Only the lines from the top of the listing below to the line that has "import seaborn as sns" should be echoed, with both ends kept and pictures left out.

=======

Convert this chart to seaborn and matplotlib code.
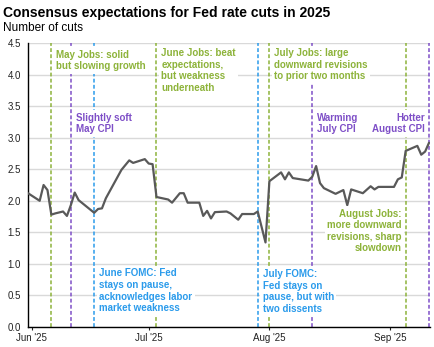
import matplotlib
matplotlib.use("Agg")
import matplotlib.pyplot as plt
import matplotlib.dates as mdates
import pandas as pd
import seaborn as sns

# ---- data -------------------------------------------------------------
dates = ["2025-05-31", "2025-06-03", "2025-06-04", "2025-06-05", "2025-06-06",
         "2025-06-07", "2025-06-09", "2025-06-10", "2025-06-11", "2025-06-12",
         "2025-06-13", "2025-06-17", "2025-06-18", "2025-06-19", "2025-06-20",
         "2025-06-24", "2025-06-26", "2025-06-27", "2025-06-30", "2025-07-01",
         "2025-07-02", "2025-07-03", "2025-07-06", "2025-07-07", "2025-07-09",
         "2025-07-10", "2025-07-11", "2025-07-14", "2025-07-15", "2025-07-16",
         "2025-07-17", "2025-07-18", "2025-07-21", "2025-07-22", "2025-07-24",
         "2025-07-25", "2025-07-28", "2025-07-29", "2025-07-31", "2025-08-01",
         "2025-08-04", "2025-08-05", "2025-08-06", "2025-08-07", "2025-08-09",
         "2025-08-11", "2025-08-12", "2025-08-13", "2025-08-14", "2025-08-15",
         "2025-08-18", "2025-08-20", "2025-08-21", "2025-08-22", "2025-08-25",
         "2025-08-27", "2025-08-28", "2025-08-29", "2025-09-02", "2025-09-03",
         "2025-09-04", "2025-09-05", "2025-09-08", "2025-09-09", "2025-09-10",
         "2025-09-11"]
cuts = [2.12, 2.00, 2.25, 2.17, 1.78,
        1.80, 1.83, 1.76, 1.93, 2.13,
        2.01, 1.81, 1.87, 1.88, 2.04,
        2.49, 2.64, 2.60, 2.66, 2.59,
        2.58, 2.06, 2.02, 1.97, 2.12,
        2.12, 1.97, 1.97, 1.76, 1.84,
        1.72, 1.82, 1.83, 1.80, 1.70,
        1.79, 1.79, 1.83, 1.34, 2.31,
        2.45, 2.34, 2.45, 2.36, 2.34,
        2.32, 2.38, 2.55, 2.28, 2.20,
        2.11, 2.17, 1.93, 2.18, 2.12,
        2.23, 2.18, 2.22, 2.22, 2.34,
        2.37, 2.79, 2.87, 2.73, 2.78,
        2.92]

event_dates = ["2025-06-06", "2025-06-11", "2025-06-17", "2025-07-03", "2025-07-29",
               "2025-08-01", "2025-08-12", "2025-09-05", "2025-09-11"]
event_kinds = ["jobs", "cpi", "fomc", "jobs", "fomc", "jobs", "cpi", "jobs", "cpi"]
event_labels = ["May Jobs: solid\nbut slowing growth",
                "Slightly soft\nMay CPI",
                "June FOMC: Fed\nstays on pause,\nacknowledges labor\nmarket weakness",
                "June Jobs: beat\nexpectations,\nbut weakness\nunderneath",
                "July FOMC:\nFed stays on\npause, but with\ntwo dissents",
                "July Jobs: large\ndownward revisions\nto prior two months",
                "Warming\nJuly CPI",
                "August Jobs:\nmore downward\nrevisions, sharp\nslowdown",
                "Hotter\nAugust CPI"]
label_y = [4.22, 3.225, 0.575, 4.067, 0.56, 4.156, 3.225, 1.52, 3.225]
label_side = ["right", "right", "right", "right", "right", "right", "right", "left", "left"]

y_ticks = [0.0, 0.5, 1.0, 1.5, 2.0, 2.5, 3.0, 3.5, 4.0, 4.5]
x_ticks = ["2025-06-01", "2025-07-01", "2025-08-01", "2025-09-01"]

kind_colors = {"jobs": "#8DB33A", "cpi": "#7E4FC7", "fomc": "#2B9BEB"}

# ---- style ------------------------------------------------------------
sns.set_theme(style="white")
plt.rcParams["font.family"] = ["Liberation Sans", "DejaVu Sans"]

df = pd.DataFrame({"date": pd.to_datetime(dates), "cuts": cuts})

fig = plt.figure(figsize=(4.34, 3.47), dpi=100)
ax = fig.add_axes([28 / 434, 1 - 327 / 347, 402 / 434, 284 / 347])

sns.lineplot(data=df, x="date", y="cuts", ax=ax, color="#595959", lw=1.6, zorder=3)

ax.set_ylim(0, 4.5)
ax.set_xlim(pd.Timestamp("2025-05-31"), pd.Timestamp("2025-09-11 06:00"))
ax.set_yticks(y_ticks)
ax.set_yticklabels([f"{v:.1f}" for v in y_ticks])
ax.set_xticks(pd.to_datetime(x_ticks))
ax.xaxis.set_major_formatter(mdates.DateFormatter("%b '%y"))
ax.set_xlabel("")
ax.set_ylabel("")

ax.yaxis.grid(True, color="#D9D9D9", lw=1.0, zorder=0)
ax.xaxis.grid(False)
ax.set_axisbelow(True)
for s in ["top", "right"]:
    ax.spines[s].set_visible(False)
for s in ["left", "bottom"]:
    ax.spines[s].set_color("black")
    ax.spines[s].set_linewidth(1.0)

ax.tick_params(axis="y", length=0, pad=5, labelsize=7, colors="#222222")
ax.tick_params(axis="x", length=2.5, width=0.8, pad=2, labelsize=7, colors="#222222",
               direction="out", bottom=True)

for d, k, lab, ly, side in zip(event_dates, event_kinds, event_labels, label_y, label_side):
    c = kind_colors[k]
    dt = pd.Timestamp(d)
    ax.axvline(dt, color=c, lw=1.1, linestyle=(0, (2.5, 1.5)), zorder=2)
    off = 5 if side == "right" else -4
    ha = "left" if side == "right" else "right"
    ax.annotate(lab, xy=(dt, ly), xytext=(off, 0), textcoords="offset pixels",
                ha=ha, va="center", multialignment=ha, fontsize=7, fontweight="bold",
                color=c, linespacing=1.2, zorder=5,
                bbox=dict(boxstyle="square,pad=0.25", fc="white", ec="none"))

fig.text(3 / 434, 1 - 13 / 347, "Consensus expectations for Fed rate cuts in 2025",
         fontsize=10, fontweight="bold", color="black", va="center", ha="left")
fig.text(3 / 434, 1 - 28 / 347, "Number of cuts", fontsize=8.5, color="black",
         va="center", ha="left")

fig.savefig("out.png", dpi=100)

=======

**Result of the task**
Convert this chart to seaborn and matplotlib code.
import matplotlib
matplotlib.use("Agg")
import matplotlib.pyplot as plt
import matplotlib.dates as mdates
import pandas as pd
import seaborn as sns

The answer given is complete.